С момента создания Красной Армии ее фактическим строителем и идеологом был Лев Троцкий, который имел расхождения с Лениным не только в вопросах “стратегии и тактики рабочего движения”, но и в вопросах обучения и воспитания войск, где стали усиленно насаждаться такие абстрактные понятия, как “мировая революционная война”, “вдохновенный порыв масс”, “интернациональный долг” и т. п. С созданием Главного Политуправления РККА (в разные годы оно называлось по-разному), которое стали возглавлять сторонники Троцкого, эта работа стала вестись планово, систематически, и в ней уже участвовала огромная армия комиссаров, политруков, работников особых отделов, в ряды которых также набирались в основном люди “нерусской национальности”.

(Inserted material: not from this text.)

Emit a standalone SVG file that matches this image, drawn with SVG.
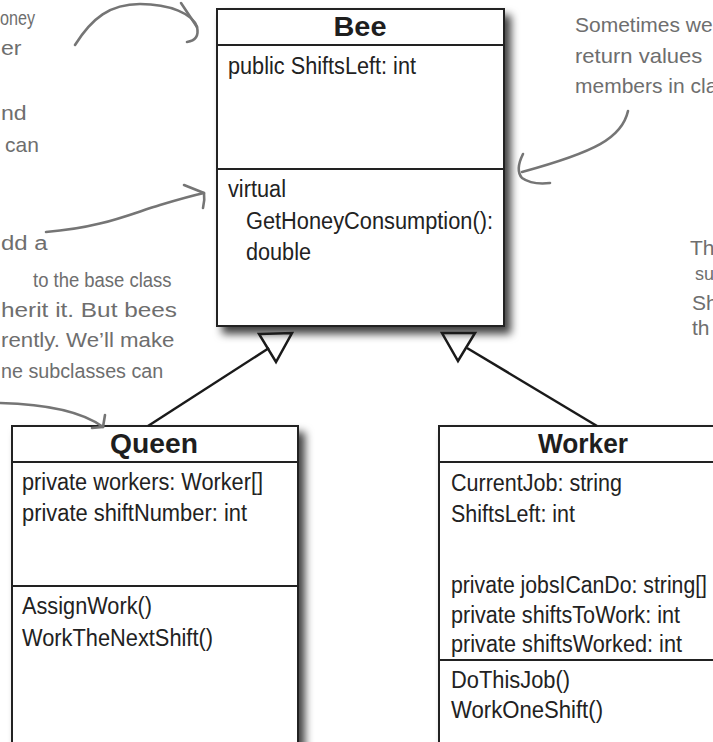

Идущие от сердца к сердцу слова стали заменяться пустыми революционными фразами, анализ боевого духа войск — “политдонесениями” наверх и откровенными доносами на неугодных, по-настоящему пекущихся о боеготовности командиров, постоянным выискиванием каких-то “заговоров”, подслушиванием “нездоровых разговоров”, выявлением “опасных связей”. Эта искусственно нагнетаемая атмосфера всеобщей подозрительности во многом подготовила и обеспечила ту самую печально знаменитую “чистку в армии”. Наибольшего размаха эта “работа” обрела при тезке Троцкого Льве Мехлисе, начальнике Главпура с 1937 (!) года, главном довоенном и военных лет “расстрельщике Красной Армии”. Спросите любого ветерана-фронтовика, и он расскажет вам, как люто ненавидели в окопах этого “борца с трусами и паникерами”, появление которого неизменно сопровождалось расстрелами без суда и следствия. А сверху это поощрялось: энергичный, волевой — такой живо наведет порядок. Но вместо “порядка” везде, где он появлялся, царили дезорганизация и растерянность — достаточно вспомнить, сколько он наломал дров во время печально известных событий на Крымском фронте в 1942 году.